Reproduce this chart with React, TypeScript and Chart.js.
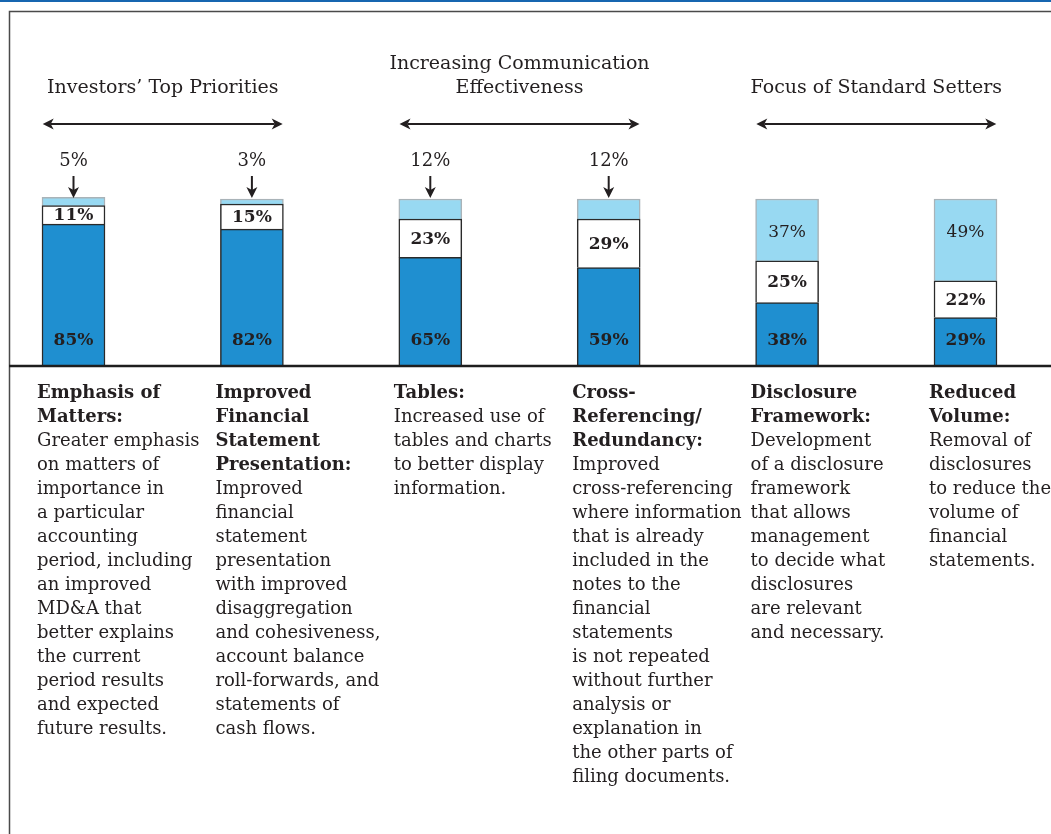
import React, { useEffect, useRef } from "react";
import { Chart, registerables } from "chart.js";

Chart.register(...registerables);

const categories = [
  "Emphasis of Matters",
  "Improved Financial Statement Presentation",
  "Tables",
  "Cross-Referencing/Redundancy",
  "Disclosure Framework",
  "Reduced Volume",
];
const bottomValues = [85, 82, 65, 59, 38, 29];
const middleValues = [11, 15, 23, 29, 25, 22];
const topValues = [5, 3, 12, 12, 37, 49];

const groupTitles = [
  ["Investors’ Top Priorities"],
  ["Increasing Communication", "Effectiveness"],
  ["Focus of Standard Setters"],
];

const headLines = [
  ["Emphasis of", "Matters:"],
  ["Improved", "Financial", "Statement", "Presentation:"],
  ["Tables:"],
  ["Cross-", "Referencing/", "Redundancy:"],
  ["Disclosure", "Framework:"],
  ["Reduced", "Volume:"],
];

const bodyLines = [
  ["Greater emphasis", "on matters of", "importance in", "a particular", "accounting", "period, including", "an improved", "MD&A that", "better explains", "the current", "period results", "and expected", "future results."],
  ["Improved", "financial", "statement", "presentation", "with improved", "disaggregation", "and cohesiveness,", "account balance", "roll-forwards, and", "statements of", "cash flows."],
  ["Increased use of", "tables and charts", "to better display", "information."],
  ["Improved", "cross-referencing", "where information", "that is already", "included in the", "notes to the", "financial", "statements", "is not repeated", "without further", "analysis or", "explanation in", "the other parts of", "filing documents."],
  ["Development", "of a disclosure", "framework", "that allows", "management", "to decide what", "disclosures", "are relevant", "and necessary."],
  ["Removal of", "disclosures", "to reduce the", "volume of", "financial", "statements."],
];

const W = 1051;
const H = 834;
const SERIF = '"DejaVu Serif", "Liberation Serif", serif';
const INK = "#231f20";

function arrowHead(ctx: CanvasRenderingContext2D, tipX: number, tipY: number, dir: "left" | "right" | "down") {
  ctx.beginPath();
  if (dir === "left") {
    ctx.moveTo(tipX, tipY);
    ctx.lineTo(tipX + 11, tipY - 5.5);
    ctx.lineTo(tipX + 8, tipY);
    ctx.lineTo(tipX + 11, tipY + 5.5);
  } else if (dir === "right") {
    ctx.moveTo(tipX, tipY);
    ctx.lineTo(tipX - 11, tipY - 5.5);
    ctx.lineTo(tipX - 8, tipY);
    ctx.lineTo(tipX - 11, tipY + 5.5);
  } else {
    ctx.moveTo(tipX, tipY);
    ctx.lineTo(tipX - 5.5, tipY - 11);
    ctx.lineTo(tipX, tipY - 8);
    ctx.lineTo(tipX + 5.5, tipY - 11);
  }
  ctx.closePath();
  ctx.fill();
}

const overlay = {
  id: "overlay",
  afterDatasetsDraw(chart: any) {
    const ctx: CanvasRenderingContext2D = chart.ctx;
    const area = chart.chartArea;
    const m0 = chart.getDatasetMeta(0);
    const m1 = chart.getDatasetMeta(1);
    const m2 = chart.getDatasetMeta(2);
    ctx.save();

    // top blue rule
    ctx.fillStyle = "#1766b0";
    ctx.fillRect(0, 0, W, 2);

    // frame
    ctx.strokeStyle = "#4a4a4a";
    ctx.lineWidth = 1.5;
    ctx.beginPath();
    ctx.moveTo(9.5, H);
    ctx.lineTo(9.5, 11.5);
    ctx.lineTo(W, 11.5);
    ctx.stroke();

    // baseline
    ctx.strokeStyle = "#1e1e1e";
    ctx.lineWidth = 2.5;
    ctx.beginPath();
    ctx.moveTo(9, area.bottom);
    ctx.lineTo(W, area.bottom);
    ctx.stroke();

    ctx.fillStyle = INK;
    ctx.strokeStyle = INK;
    ctx.textBaseline = "middle";

    // group titles and double arrows
    groupTitles.forEach((lines, g) => {
      const a = m0.data[2 * g];
      const b = m0.data[2 * g + 1];
      const cx = (a.x + b.x) / 2;
      ctx.font = `19px ${SERIF}`;
      ctx.textAlign = "center";
      const startY = 88 - (lines.length - 1) * 24;
      lines.forEach((t, i) => ctx.fillText(t, cx, startY + i * 24));
      const x1 = cx - 120;
      const x2 = cx + 120;
      ctx.lineWidth = 2;
      ctx.beginPath();
      ctx.moveTo(x1 + 8, 124);
      ctx.lineTo(x2 - 8, 124);
      ctx.stroke();
      arrowHead(ctx, x1, 124, "left");
      arrowHead(ctx, x2, 124, "right");
    });

    // segment labels
    ctx.textAlign = "center";
    m0.data.forEach((el: any, i: number) => {
      ctx.font = `bold 17px ${SERIF}`;
      ctx.fillStyle = INK;
      ctx.fillText(`${bottomValues[i]}%`, el.x, area.bottom - 25);
    });
    m1.data.forEach((el: any, i: number) => {
      ctx.font = `bold 17px ${SERIF}`;
      ctx.fillText(`${middleValues[i]}%`, el.x, (el.y + el.base) / 2 + 1);
    });
    m2.data.forEach((el: any, i: number) => {
      const v = topValues[i];
      if (v >= 20) {
        ctx.font = `17px ${SERIF}`;
        ctx.fillText(`${v}%`, el.x, el.y + 34);
      } else {
        ctx.font = `18px ${SERIF}`;
        ctx.fillText(`${v}%`, el.x, area.top - 38);
        ctx.lineWidth = 2;
        ctx.beginPath();
        ctx.moveTo(el.x, area.top - 23);
        ctx.lineTo(el.x, area.top - 6);
        ctx.stroke();
        arrowHead(ctx, el.x, el.top !== undefined ? area.top - 1 : area.top - 1, "down");
      }
    });

    // description columns
    ctx.textAlign = "left";
    m0.data.forEach((el: any, i: number) => {
      const x = el.x - el.width / 2 - 5;
      let y = 393;
      ctx.font = `bold 18px ${SERIF}`;
      headLines[i].forEach((t) => {
        ctx.fillText(t, x, y);
        y += 24;
      });
      ctx.font = `18px ${SERIF}`;
      bodyLines[i].forEach((t) => {
        ctx.fillText(t, x, y);
        y += 24;
      });
    });

    ctx.restore();
  },
};

export default function App() {
  const ref = useRef<HTMLCanvasElement | null>(null);
  useEffect(() => {
    if (!ref.current) return;
    const chart = new Chart(ref.current, {
      type: "bar",
      data: {
        labels: categories,
        datasets: [
          {
            label: "bottom",
            data: bottomValues,
            backgroundColor: "#1f8fd0",
            borderColor: "#2a2a2a",
            borderWidth: 1.5,
            barThickness: 63,
            clip: false as any,
          },
          {
            label: "middle",
            data: middleValues,
            backgroundColor: "#ffffff",
            borderColor: "#2a2a2a",
            borderWidth: 1.5,
            barThickness: 63,
            clip: false as any,
          },
          {
            label: "top",
            data: topValues,
            backgroundColor: "#98d9f2",
            borderColor: "#a9b3b8",
            borderWidth: 1.5,
            barThickness: 63,
            clip: false as any,
          },
        ],
      },
      options: {
        responsive: false,
        animation: false,
        layout: { padding: { left: 73.5, right: 85.5, top: 199, bottom: 468 } },
        plugins: { legend: { display: false }, tooltip: { enabled: false } },
        scales: {
          x: { type: "category", stacked: true, display: false, offset: false, grid: { display: false } },
          y: { stacked: true, display: false, min: 0, max: 100, grid: { display: false } },
        },
      },
      plugins: [overlay],
    });
    return () => chart.destroy();
  }, []);
  return (
    <div style={{ position: "absolute", left: 0, top: 0, width: W, height: H, background: "#fff" }}>
      <canvas ref={ref} width={W} height={H} style={{ display: "block" }} />
    </div>
  );
}
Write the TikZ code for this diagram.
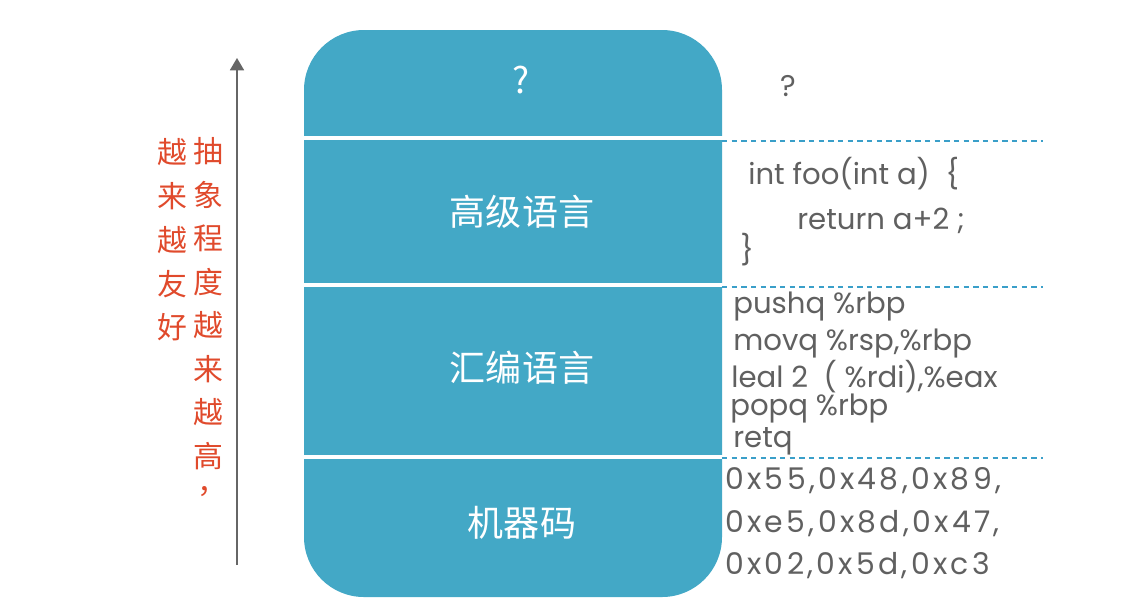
\documentclass[tikz,border=0pt]{standalone}
\usepackage{fontspec}
\setmainfont{Poppins}
\newfontfamily\cjk{Noto Sans CJK SC}
\usetikzlibrary{arrows.meta}
\definecolor{layerblue}{HTML}{43A8C6}
\definecolor{dashblue}{HTML}{3A9FC9}
\definecolor{notered}{HTML}{E04A2C}
\definecolor{codegray}{HTML}{606060}
\tikzset{
  layer/.style={fill=layerblue},
  cut/.style={white,line width=2.4pt},
  level/.style={dashblue,line width=1pt,dash pattern=on 3pt off 2.5pt},
  axis/.style={gray!80!black,line width=0.9pt,-{Triangle[width=8pt,length=7pt]}},
  tag/.style={white,font=\cjk\fontsize{20.5}{20.5}\selectfont},
  note/.style={notered,font=\cjk\fontsize{17}{17}\selectfont,inner sep=0pt,
    text height=0.88em,text depth=0.08em,yshift=-2.2pt},
  code/.style={codegray,anchor=west,inner sep=0pt,font=\fontsize{16.6}{16.6}\selectfont,
    text height=0.72em,text depth=0.2em,yshift=-2.6pt},
  hex/.style={code,font=\fontsize{17}{17}\selectfont\addfontfeatures{LetterSpace=11}}
}
\begin{document}
\begin{tikzpicture}[x=0.02cm,y=-0.02cm]
    \useasboundingbox (0,0) rectangle (1142,613);
    % the stack of layers
    \fill[layer,rounded corners=1.2cm] (304,30) rectangle (722,597);
    \draw[cut] (302,138) -- (724,138);
    \draw[cut] (302,285) -- (724,285);
    \draw[cut] (302,457) -- (724,457);
    \node[tag] (top) at (521,80) {?};
    \node[tag] (high) at (522,212) {高级语言};
    \node[tag] (asm) at (522,368) {汇编语言};
    \node[tag] (mach) at (522,523) {机器码};
    % levels on the right
    \coordinate (h1) at (722,141);
    \coordinate (h2) at (722,287);
    \coordinate (h3) at (722,458);
    \foreach \c in {h1,h2,h3} {
      \draw[level] (\c) -- ++(321,0);
    }
    \node[codegray,font=\fontsize{17}{17}\selectfont] (unk) at (788,86) {?};
    \node[code] (c1) at (748,175) {int foo(int a)\ \ \{};
    \node[code] (c2) at (797,220) {return a+2 ;};
    \node[code] (c3) at (740,251) {\}};
    \node[code] (a1) at (733,304) {pushq \%rbp};
    \node[code] (a2) at (733,341) {movq \%rsp,\%rbp};
    \node[code] (a3) at (731,378) {leal 2\ \ ( \%rdi),\%eax};
    \node[code] (a4) at (730,406) {popq \%rbp};
    \node[code] (a5) at (733,438) {retq};
    \node[hex] (m1) at (725,480) {0x55,0x48,0x89,};
    \node[hex] (m2) at (725,523) {0xe5,0x8d,0x47,};
    \node[hex] (m3) at (725,565) {0x02,0x5d,0xc3};
    % the axis and its notes
    \coordinate (lo) at (237,565);
    \coordinate (hi) at (237,58);
    \draw[axis] (lo) -- (hi);
    \foreach \c [count=\i] in {抽,象,程,度,越,来,越,高} {
      \node[note] (r\i) at (208,152+43.5*\i-43.5) {\c};
    }
    \node[note,anchor=base,text height=0.2em,text depth=0.1em] (r9) at (212,490) {，};
    \foreach \c [count=\i] in {越,来,越,友,好} {
      \node[note] (l\i) at (172,153+43.75*\i-43.75) {\c};
    }
  \end{tikzpicture}
\end{document}
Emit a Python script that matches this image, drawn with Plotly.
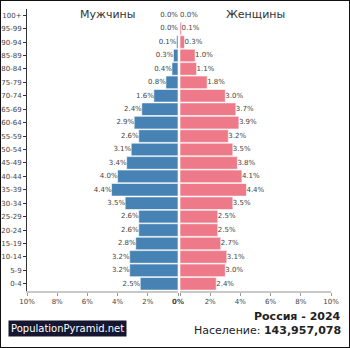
import plotly.graph_objects as go

ages = ["100+", "95-99", "90-94", "85-89", "80-84", "75-79", "70-74", "65-69",
        "60-64", "55-59", "50-54", "45-49", "40-44", "35-39", "30-34", "25-29",
        "20-24", "15-19", "10-14", "5-9", "0-4"]
male = [0.0, 0.0, 0.1, 0.3, 0.4, 0.8, 1.6, 2.4, 2.9, 2.6, 3.1, 3.4, 4.0, 4.4,
        3.5, 2.6, 2.6, 2.8, 3.2, 3.2, 2.5]
female = [0.0, 0.1, 0.3, 1.0, 1.1, 1.8, 3.0, 3.7, 3.9, 3.2, 3.5, 3.8, 4.1, 4.4,
          3.5, 2.5, 2.5, 2.7, 3.1, 3.0, 2.4]
tick_vals = [0, 2, 4, 6, 8, 10]
tick_text_left = ["<b>0%</b>", "2%", "4%", "6%", "8%", "10%"]
tick_text_right = ["", "2%", "4%", "6%", "8%", "10%"]

W, H = 350, 348
FONT = "DejaVu Sans"
LBL = dict(family=FONT, size=7, color="#444")

fig = go.Figure()
fig.add_trace(go.Bar(
    y=ages, x=male, orientation="h", xaxis="x", yaxis="y",
    marker=dict(color="#4682b4", line=dict(color="#ffffff", width=0.6)),
    showlegend=False, hoverinfo="skip"))
fig.add_trace(go.Bar(
    y=ages, x=female, orientation="h", xaxis="x2", yaxis="y",
    marker=dict(color="#ee7989", line=dict(color="#ffffff", width=0.6)),
    showlegend=False, hoverinfo="skip"))
# value labels
fig.add_trace(go.Scatter(
    y=ages, x=male, xaxis="x", yaxis="y", mode="text",
    text=[f"{v:.1f}%" for v in male], textposition="middle left",
    textfont=LBL, cliponaxis=False, showlegend=False, hoverinfo="skip"))
fig.add_trace(go.Scatter(
    y=ages, x=female, xaxis="x2", yaxis="y", mode="text",
    text=[f"{v:.1f}%" for v in female], textposition="middle right",
    textfont=LBL, cliponaxis=False, showlegend=False, hoverinfo="skip"))

xl0, xl1 = 27 / W, 178 / W
xr0, xr1 = 180 / W, 331 / W
y0, y1 = 1 - 290.5 / H, 1 - 8.5 / H

axis_common = dict(
    tickvals=tick_vals, showgrid=False, zeroline=False, automargin=False,
    showline=True, linecolor="#c8c8c8", linewidth=2, ticks="outside",
    ticklen=3, tickcolor="#999", tickfont=dict(family=FONT, size=7, color="#444"),
    fixedrange=True)

fig.update_layout(
    template="none",
    width=W, height=H,
    margin=dict(l=0, r=0, t=0, b=0, autoexpand=False),
    paper_bgcolor="white", plot_bgcolor="white",
    bargap=0.06,
    xaxis=dict(domain=[xl0, xl1], range=[10, 0], anchor="y",
               ticktext=tick_text_left, **axis_common),
    xaxis2=dict(domain=[xr0, xr1], range=[0, 10], anchor="y",
                ticktext=tick_text_right, **axis_common),
    yaxis=dict(domain=[y0, y1], anchor="x", range=[len(ages) - 0.5, -0.5],
               categoryorder="array", categoryarray=ages, automargin=False,
               showline=True, linecolor="#333", linewidth=1, ticks="outside",
               ticklen=3, tickcolor="#333", showgrid=False, zeroline=False,
               tickfont=dict(family=FONT, size=7, color="#444"), fixedrange=True),
    annotations=[
        dict(x=107 / W, y=1 - 14 / H, xref="paper", yref="paper", text="Мужчины",
             showarrow=False, font=dict(family=FONT, size=11, color="#333"),
             xanchor="center", yanchor="middle"),
        dict(x=255 / W, y=1 - 14 / H, xref="paper", yref="paper", text="Женщины",
             showarrow=False, font=dict(family=FONT, size=11, color="#333"),
             xanchor="center", yanchor="middle"),
        dict(x=343 / W, y=1 - 316 / H, xref="paper", yref="paper",
             text="<b>Россия - 2024</b>", showarrow=False,
             font=dict(family=FONT, size=11, color="#222"),
             xanchor="right", yanchor="middle"),
        dict(x=343 / W, y=1 - 330 / H, xref="paper", yref="paper",
             text="Население: <b>143,957,078</b>", showarrow=False,
             font=dict(family=FONT, size=11, color="#222"),
             xanchor="right", yanchor="middle"),
        dict(x=8 / W, y=1 - 328.5 / H, xref="paper", yref="paper",
             text="PopulationPyramid.net", showarrow=False,
             font=dict(family=FONT, size=10, color="white"),
             bgcolor="#161630", borderpad=2,
             xanchor="left", yanchor="middle"),
    ],
    shapes=[
        dict(type="rect", xref="paper", yref="paper", x0=0, x1=1, y0=0, y1=1,
             line=dict(color="#111", width=2), fillcolor="rgba(0,0,0,0)"),
    ],
)

fig.write_html("out.html")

STATED EXERCISE: The lines from the start of the data through the line that contains "Chart.register(...registerables);" are to be returned exactly, please, with both ends included and every picture left out.

REPLY TO THE EXERCISE:
Reproduce this chart with React, TypeScript and Chart.js.
import React, { useEffect, useRef } from "react";
import { Chart, registerables } from "chart.js";

Chart.register(...registerables);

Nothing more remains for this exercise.